* start Data excerpt *

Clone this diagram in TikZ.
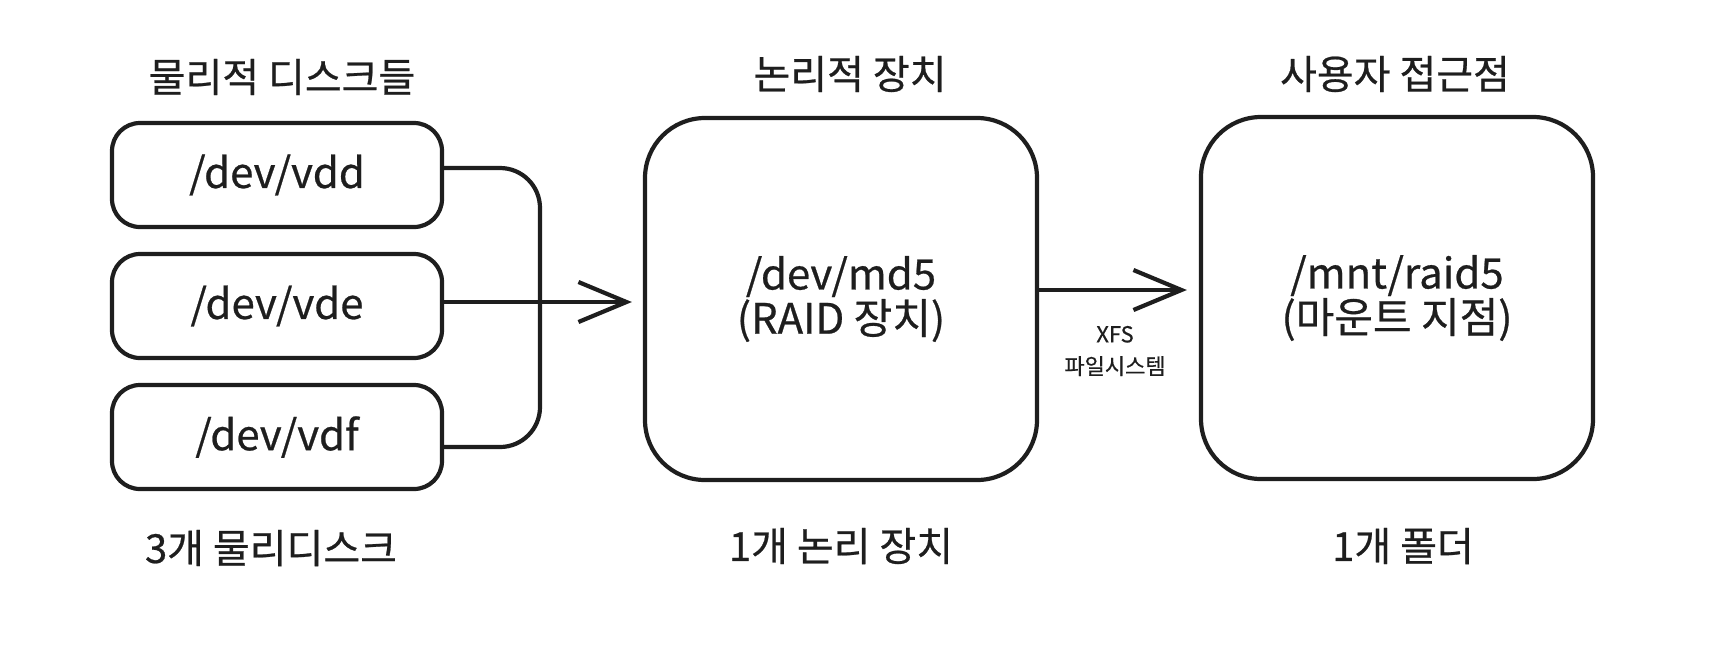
\documentclass[tikz,border=0pt]{standalone}
\usepackage{fontspec}
\setmainfont{Noto Sans CJK KR}[FakeBold=0.6]
\usetikzlibrary{arrows.meta,positioning}
\definecolor{ink}{HTML}{1E1E1E}

\begin{document}
\begin{tikzpicture}[x=0.5pt,y=-0.5pt,
  every node/.style={font=\fontsize{20}{22}\selectfont, text=ink},
  disk/.style={draw=ink, line width=2.1pt, rounded corners=14pt, minimum width=165pt, minimum height=52pt, font=\fontsize{21}{23}\selectfont},
  bigbox/.style={draw=ink, line width=2.1pt, rounded corners=30pt, minimum width=196pt, minimum height=181pt, align=center, font=\fontsize{21}{21}\selectfont},
  link/.style={draw=ink, line width=2.1pt, line cap=round},
  arr/.style={link, -{Straight Barb[length=24pt,width=20pt,line width=2.1pt]}}]
  \useasboundingbox (0,0) rectangle (1712,650);
  % headers and footers
  \node (hdisk) at (282,77) {물리적 디스크들};
  \node (hraid) at (850,74) {논리적 장치};
  \node (hmnt) at (1395,74) {사용자 접근점};
  \node (fdisk) at (271,548) {3개 물리디스크};
  \node (fraid) at (841,546) {1개 논리 장치};
  \node (fmnt) at (1403,546) {1개 폴더};
  % disks
  \foreach \i/\name/\y in {1/vdd/175,2/vde/306,3/vdf/437}{
    \node[disk] (d\i) at (277,\y) {/dev/\name};
  }
  \node[bigbox] (raid) at (841,299) {/dev/md5\\(RAID 장치)};
  \node[bigbox] (mnt) at (1397,298) {/mnt/raid5\\(마운트 지점)};
  % connectors
  \coordinate (bus) at (540,300);
  \draw[link, rounded corners=20pt] ([yshift=3.5pt]d1.east) -- ([yshift=3.5pt]d1.east -| bus) -- ([yshift=-5pt]d3.east -| bus) -- ([yshift=-5pt]d3.east);
  \draw[arr, shorten >=5.5pt] ([yshift=2pt]d2.east) -- ([yshift=2pt]d2.east -| raid.west);
  \draw[arr, shorten >=6pt] ([yshift=4.5pt]raid.east) -- ([yshift=4.5pt]raid.east -| mnt.west);
  \node[font=\fontsize{11}{16}\selectfont, align=center] (fslbl) at (1115,351) {XFS\\파일시스템};
\end{tikzpicture}
\end{document}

* end Data excerpt *

What you need to do:
Set down all the data again exactly as above, pictures excluded.

Task output:
Clone this diagram in TikZ.
\documentclass[tikz,border=0pt]{standalone}
\usepackage{fontspec}
\setmainfont{Noto Sans CJK KR}[FakeBold=0.6]
\usetikzlibrary{arrows.meta,positioning}
\definecolor{ink}{HTML}{1E1E1E}

\begin{document}
\begin{tikzpicture}[x=0.5pt,y=-0.5pt,
  every node/.style={font=\fontsize{20}{22}\selectfont, text=ink},
  disk/.style={draw=ink, line width=2.1pt, rounded corners=14pt, minimum width=165pt, minimum height=52pt, font=\fontsize{21}{23}\selectfont},
  bigbox/.style={draw=ink, line width=2.1pt, rounded corners=30pt, minimum width=196pt, minimum height=181pt, align=center, font=\fontsize{21}{21}\selectfont},
  link/.style={draw=ink, line width=2.1pt, line cap=round},
  arr/.style={link, -{Straight Barb[length=24pt,width=20pt,line width=2.1pt]}}]
  \useasboundingbox (0,0) rectangle (1712,650);
  % headers and footers
  \node (hdisk) at (282,77) {물리적 디스크들};
  \node (hraid) at (850,74) {논리적 장치};
  \node (hmnt) at (1395,74) {사용자 접근점};
  \node (fdisk) at (271,548) {3개 물리디스크};
  \node (fraid) at (841,546) {1개 논리 장치};
  \node (fmnt) at (1403,546) {1개 폴더};
  % disks
  \foreach \i/\name/\y in {1/vdd/175,2/vde/306,3/vdf/437}{
    \node[disk] (d\i) at (277,\y) {/dev/\name};
  }
  \node[bigbox] (raid) at (841,299) {/dev/md5\\(RAID 장치)};
  \node[bigbox] (mnt) at (1397,298) {/mnt/raid5\\(마운트 지점)};
  % connectors
  \coordinate (bus) at (540,300);
  \draw[link, rounded corners=20pt] ([yshift=3.5pt]d1.east) -- ([yshift=3.5pt]d1.east -| bus) -- ([yshift=-5pt]d3.east -| bus) -- ([yshift=-5pt]d3.east);
  \draw[arr, shorten >=5.5pt] ([yshift=2pt]d2.east) -- ([yshift=2pt]d2.east -| raid.west);
  \draw[arr, shorten >=6pt] ([yshift=4.5pt]raid.east) -- ([yshift=4.5pt]raid.east -| mnt.west);
  \node[font=\fontsize{11}{16}\selectfont, align=center] (fslbl) at (1115,351) {XFS\\파일시스템};
\end{tikzpicture}
\end{document}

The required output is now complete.